Speaker fights stigmas

By Drew Teague

A top educator will be on campus Monday and Tuesday to promote awareness about the effect of stereotypes on students.

Dr. Claude Steele, a professor of social psychology and Provost at Columbia University, will speak to students and staff for two days to bring attention to how stereotypes affect people’s ability to do the best they can, because they have a preconceived idea of how it is.

Insitutional Diversity Vice President Judy “J.J.” Jackson has worked to get Steele on campus to help UK with its war on attrition.

“All those stereotypes we have of each other serve to impede our progress in a lot of different areas,” Jackson said. “As you know, UK has declared war on attrition.”

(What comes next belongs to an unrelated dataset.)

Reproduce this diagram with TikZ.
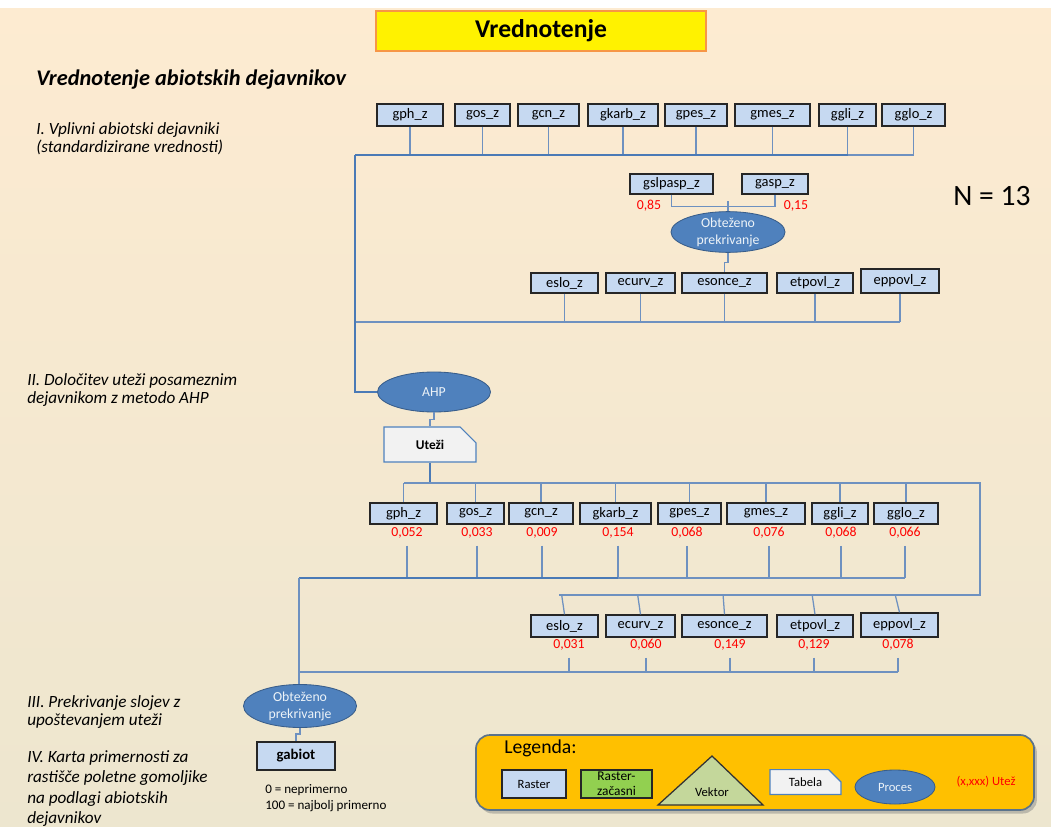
\documentclass[tikz,border=0pt]{standalone}
\usepackage{fontspec}
\setmainfont{Carlito}
\usetikzlibrary{positioning,shapes.geometric,shapes.misc,shadows}
\definecolor{bgtop}{RGB}{253,235,209}
\definecolor{bgbot}{RGB}{237,230,207}
\definecolor{rasterfill}{RGB}{198,217,241}
\definecolor{procfill}{RGB}{79,129,189}
\definecolor{procline}{RGB}{56,93,138}
\definecolor{linkblue}{RGB}{110,145,192}
\definecolor{trunkblue}{RGB}{74,122,182}
\definecolor{titleline}{RGB}{247,150,70}
\definecolor{legfill}{RGB}{255,192,0}
\definecolor{legline}{RGB}{90,115,140}
\definecolor{tmpfill}{RGB}{146,208,80}
\definecolor{vecfill}{RGB}{196,215,155}
\definecolor{tabfill}{RGB}{242,242,242}
\tikzset{
  raster/.style={rectangle,draw=black!85,line width=0.9pt,fill=rasterfill,minimum height=0.55cm,inner sep=1pt,font=\fontsize{10.3}{11}\selectfont},
  proces/.style={ellipse,draw=procline,line width=0.6pt,fill=procfill,text=white!90!procfill,inner sep=0pt,align=center,font=\fontsize{9.8}{12}\selectfont},
  tabela/.style={chamfered rectangle,chamfered rectangle corners=north east,chamfered rectangle xsep=0.3cm,chamfered rectangle ysep=0.28cm,draw=procfill,line width=0.8pt,fill=tabfill,inner sep=0pt,font=\bfseries\fontsize{9.5}{10}\selectfont},
  weight/.style={text=red,inner sep=1pt,font=\fontsize{9.8}{10}\selectfont},
  link/.style={draw=linkblue,line width=0.9pt},
  trunk/.style={draw=trunkblue,line width=1.9pt},
}

\begin{document}
\begin{tikzpicture}[
  x=0.025cm,y=-0.025cm,
  korak/.style={anchor=north west,inner sep=0pt,align=left,font=\itshape\fontsize{12.2}{13.2}\selectfont},
  titlebox/.style={rectangle,draw=titleline,line width=1.5pt,fill=yellow,minimum width=8.25cm,minimum height=1cm,font=\bfseries\fontsize{18.2}{20}\selectfont},
  legbox/.style={rectangle,rounded corners=10pt,draw=legline,line width=1.2pt,fill=legfill,minimum width=13.95cm,minimum height=1.875cm,drop shadow={opacity=0.45,shadow xshift=2pt,shadow yshift=-2.5pt}},
  legtext/.style={font=\fontsize{9}{10}\selectfont,inner sep=0pt,align=center}
]

\useasboundingbox (0,0) rectangle (1051,827);
\fill[top color=bgtop,bottom color=bgbot] (0,8) rectangle (1051,827);
\fill[white] (0,0) rectangle (1051,8);

\node[titlebox] (title) at (541,31) {Vrednotenje};
\node[anchor=west,inner sep=0pt,font=\bfseries\itshape\fontsize{15.9}{18}\selectfont] (head) at (36,80) {Vrednotenje abiotskih dejavnikov};
\node[inner sep=0pt,font=\fontsize{21}{24}\selectfont] (stevilo) at (992,196) {N = 13};

\node[korak] (k1) at (36,122) {I. Vplivni abiotski dejavniki\\(standardizirane vrednosti)};
\node[korak] (k2) at (27,373) {II. Določitev uteži posameznim\\dejavnikom z metodo AHP};
\node[korak] (k3) at (27,695) {III. Prekrivanje slojev z\\upoštevanjem uteži};
\node[korak,font=\itshape\fontsize{12.2}{14.6}\selectfont] (k4) at (27,750) {IV. Karta primernosti za\\rastišče poletne gomoljike\\na podlagi abiotskih\\dejavnikov};

% I. standardized factors
\node[raster,minimum width=1.65cm] (a1) at (410,115) {gph\_z};
\node[raster,minimum width=1.375cm] (a2) at (482.5,115) {gos\_z};
\node[raster,minimum width=1.525cm] (a3) at (548.5,115) {gcn\_z};
\node[raster,minimum width=1.75cm] (a4) at (623,115) {gkarb\_z};
\node[raster,minimum width=1.55cm] (a5) at (696,115) {gpes\_z};
\node[raster,minimum width=1.875cm] (a6) at (772.5,115) {gmes\_z};
\node[raster,minimum width=1.425cm] (a7) at (847.5,115) {ggli\_z};
\node[raster,minimum width=1.575cm] (a8) at (913.5,115) {gglo\_z};

\node[raster,minimum width=2.075cm,minimum height=0.5cm] (b1) at (671.5,184) {gslpasp\_z};
\node[raster,minimum width=1.65cm,minimum height=0.5cm] (b2) at (775,184) {gasp\_z};
\node[weight] (p1) at (649,206) {0,85};
\node[weight] (p2) at (796,206) {0,15};
\node[proces,minimum width=2.85cm,minimum height=0.8cm] (obt1) at (728,232) {Obteženo\\prekrivanje};

\node[raster,minimum width=1.675cm,minimum height=0.5cm] (c1) at (564.5,283) {eslo\_z};
\node[raster,minimum width=1.725cm,minimum height=0.5cm] (c2) at (640.5,283) {ecurv\_z};
\node[raster,minimum width=2.125cm,minimum height=0.5cm] (c3) at (724.5,283) {esonce\_z};
\node[raster,minimum width=1.9cm,minimum height=0.5cm] (c4) at (815,283) {etpovl\_z};
\node[raster,minimum width=1.95cm,minimum height=0.6cm] (c5) at (900,281) {eppovl\_z};

\coordinate (busA) at (355,155);
\coordinate (busB) at (355,322);
\draw[link] (a1.south) -- (a1.south |- busA) (a2.south) -- (a2.south |- busA)
  (a3.south) -- (a3.south |- busA) (a4.south) -- (a4.south |- busA)
  (a5.south) -- (a5.south |- busA) (a6.south) -- (a6.south |- busA)
  (a7.south) -- (a7.south |- busA) (a8.south) -- (a8.south |- busA);
\draw[trunk] (busA) -- (a7.south |- busA);
\draw[link] (a7.south |- busA) -- (a8.south |- busA);
\draw[link] (b1.south) -- ++(0,12) -| (b2.south);
\draw[link] (obt1.north) -- ++(0,-10);
\draw[link] (obt1.south) -- ++(0,10) -| (c3.north);
\draw[link] (c1.south) -- (c1.south |- busB) (c2.south) -- (c2.south |- busB)
  (c3.south) -- (c3.south |- busB) (c4.south) -- (c4.south |- busB)
  (c5.south) -- (c5.south |- busB);
\draw[link] (busB) -- (c5.south |- busB);

% II. AHP weights
\node[proces,minimum width=2.825cm,minimum height=1cm] (ahp) at (434,392) {AHP};
\node[tabela,minimum width=2.3cm,minimum height=0.875cm] (ute) at (430,444.5) {Uteži};
\draw[trunk] (busA) |- (ahp.west);
\draw[link] (ahp.south) -- ++(0,7) -| (ute.north);

\node[raster,minimum width=1.675cm,minimum height=0.525cm] (m1) at (403.5,513.5) {gph\_z};
\node[raster,minimum width=1.425cm,minimum height=0.525cm] (m2) at (475.5,513.5) {gos\_z};
\node[raster,minimum width=1.6cm,minimum height=0.525cm] (m3) at (541,513.5) {gcn\_z};
\node[raster,minimum width=1.775cm,minimum height=0.525cm] (m4) at (615.5,513.5) {gkarb\_z};
\node[raster,minimum width=1.575cm,minimum height=0.525cm] (m5) at (689.5,513.5) {gpes\_z};
\node[raster,minimum width=1.95cm,minimum height=0.525cm] (m6) at (766,513.5) {gmes\_z};
\node[raster,minimum width=1.4cm,minimum height=0.525cm] (m7) at (840,513.5) {ggli\_z};
\node[raster,minimum width=1.6cm,minimum height=0.525cm] (m8) at (906,513.5) {gglo\_z};

\node[weight] (v1) at (407,533) {0,052};
\node[weight] (v2) at (477,533) {0,033};
\node[weight] (v3) at (542,533) {0,009};
\node[weight] (v4) at (618,533) {0,154};
\node[weight] (v5) at (687,533) {0,068};
\node[weight] (v6) at (769,533) {0,076};
\node[weight] (v7) at (841,533) {0,068};
\node[weight] (v8) at (905,533) {0,066};

\node[raster,minimum width=1.675cm] (l1) at (564.5,626) {eslo\_z};
\node[raster,minimum width=1.725cm] (l2) at (640.5,626) {ecurv\_z};
\node[raster,minimum width=2.125cm] (l3) at (724.5,626) {esonce\_z};
\node[raster,minimum width=1.9cm] (l4) at (815,626) {etpovl\_z};
\node[raster,minimum width=1.925cm,minimum height=0.6cm] (l5) at (899.5,625) {eppovl\_z};

\node[weight] (u1) at (569,645) {0,031};
\node[weight] (u2) at (646,645) {0,060};
\node[weight] (u3) at (730,645) {0,149};
\node[weight] (u4) at (814,645) {0,129};
\node[weight] (u5) at (898,645) {0,078};

\coordinate (busC) at (404,483);
\coordinate (cornC) at (980,483);
\coordinate (busD) at (559,595);
\coordinate (busE) at (299,578);
\coordinate (busF) at (299,672);
\draw[trunk] (ute.south) -- (ute.south |- busC);
\draw[link] (busC) -- (cornC) |- (busD);
\draw[link] (m1.north) -- (m1.north |- busC) (m2.north) -- (m2.north |- busC)
  (m3.north) -- (m3.north |- busC) (m4.north) -- (m4.north |- busC)
  (m5.north) -- (m5.north |- busC) (m6.north) -- (m6.north |- busC)
  (m7.north) -- (m7.north |- busC) (m8.north) -- (m8.north |- busC);
\draw[link] ([yshift=-4pt]v1.south) -- (v1.south |- busE) ([yshift=-4pt]v2.south) -- (v2.south |- busE)
  ([yshift=-4pt]v3.south) -- (v3.south |- busE) ([yshift=-4pt]v4.south) -- (v4.south |- busE)
  ([yshift=-4pt]v5.south) -- (v5.south |- busE) ([yshift=-4pt]v6.south) -- (v6.south |- busE)
  ([yshift=-4pt]v7.south) -- (v7.south |- busE) ([yshift=-4pt]v8.south) -- (v8.south |- busE);
\draw[trunk] (busE) -- (v4.south |- busE);
\draw[link] (v4.south |- busE) -- (v8.south |- busE);
\draw[link] (l1.north) -- ([xshift=-2pt]l1.north |- busD) (l2.north) -- ([xshift=-2pt]l2.north |- busD)
  (l3.north) -- ([xshift=-1pt]l3.north |- busD) (l4.north) -- ([xshift=-2pt]l4.north |- busD)
  (l5.north) -- ([xshift=-3pt]l5.north |- busD);
\draw[link] ([yshift=-4pt]u1.south) -- (u1.south |- busF) ([yshift=-4pt]u2.south) -- (u2.south |- busF)
  ([yshift=-4pt]u3.south) -- (u3.south |- busF) ([yshift=-4pt]u4.south) -- (u4.south |- busF)
  ([yshift=-4pt]u5.south) -- (u5.south |- busF);
\draw[link] (busF) -- (u5.south |- busF);

% III. + IV. weighted overlay and result
\node[proces,minimum width=2.825cm,minimum height=1.075cm] (obt2) at (300,706) {Obteženo\\prekrivanje};
\node[raster,minimum width=1.95cm,minimum height=0.7cm,font=\bfseries\fontsize{10.5}{12}\selectfont] (gab) at (296,756) {gabiot};
\node[anchor=north west,inner sep=0pt,align=left,font=\fontsize{9.3}{11.4}\selectfont] (opis) at (265,784) {0 = neprimerno\\100 = najbolj primerno};
\draw[link] (busE) -- (busE |- obt2.north);
\draw[link] (obt2.south) -- ++(0,6) -| (gab.north);

% legend
\node[legbox] (leg) at (755,772.5) {};
\node[anchor=west,inner sep=0pt,font=\fontsize{14}{16}\selectfont] (legnaslov) at (504,748) {Legenda:};
\node[raster,minimum width=1.6cm,minimum height=0.7cm,font=\fontsize{9}{10}\selectfont] (lr) at (534,784) {Raster};
\node[raster,fill=tmpfill,minimum width=1.775cm,minimum height=0.7cm,align=center,inner sep=0pt,font=\fontsize{9.5}{10.5}\selectfont] (lz) at (616.5,784) {Raster-\\začasni};
\draw[draw=black!80,line width=0.9pt,fill=vecfill] (658,805) -- (712,756) -- (763,805) -- cycle;
\node[legtext] (lv) at (712,792) {Vektor};
\node[tabela,font=\fontsize{9}{10}\selectfont,minimum width=1.775cm,minimum height=0.6cm,chamfered rectangle xsep=0.2cm,chamfered rectangle ysep=0.2cm] (lt) at (805.5,782) {Tabela};
\node[proces,minimum width=2cm,minimum height=0.85cm,font=\fontsize{9}{10}\selectfont] (lp) at (895,787) {Proces};
\node[legtext,text=red] (lu) at (986,782) {(x,xxx) Utež};

\end{tikzpicture}
\end{document}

Attrition is the wearing down of something with continual harassment. After declaring war on attrition, UK wants students to open their eyes and look past those stereotypes that they know to help improve their lives, especially with the stereotypes the state of Kentucky as a whole has, Jackson said.

“The stereotype we battle as a state is that most of the other states think Kentucky’s backwards,” Jackson said. “When a Kentuckian finds him or herself among people from say Massachusetts, which is supposedly the education capital of the world, you know, do we feel dumb…because we are among all the Harvard scholars?”

Steele wrote a book titled “Whistling Vivaldi and Other Clues to How Stereotypes Affect Us” that has gotten the attention of the UK Provost and the Dean of the College of Communications, Jackson said. Jackson hopes students will be like these two and  help fight the stereotypes.

“Students have to be willing to realize that they are capable of doing as well as any Harvard or Yale or Princeton student can do, but if the stereotypes are hindering your thinking about yourself and impeding that then it’s going to be harder to get there,” Jackson said.

This is the first of a large dialogue that will come to campus to continually combat the stereotypes that are found on a place like a college campus, Jackson said.

“We think [Steele’s] coming here will us to open up a whole bunch of dialogues across the campus that in the long run will have the net effect of our being aware of and combating those stereotypes,”  Jackson said.

Jackson said that Steele began his research into stereotypes with a small portion of society, but as he continued looking into it, he was able to see that they affect almost every group in the world.

“He started out his research by looking at the stereotypes around blacks in white institutions,” said Jackson. “The more he studied the phenomenon of this stereotype, the more he realized other stereotypes were at work.”

With stereotypes at work, Jackson said the world is missing out on a lot of potential greatness from those who do not feel they could do as soon as someone else, because of a stereotype they have in their head.

“No one thing holds us back, each time we take charge of another thing, and conquer it, we push ourselves a step closer toward premier status,” said Jackson. “When we hold back, we actually rob both ourselves and the rest of the world of the contribution we could be making to improve a lot of the conditions of human kind.”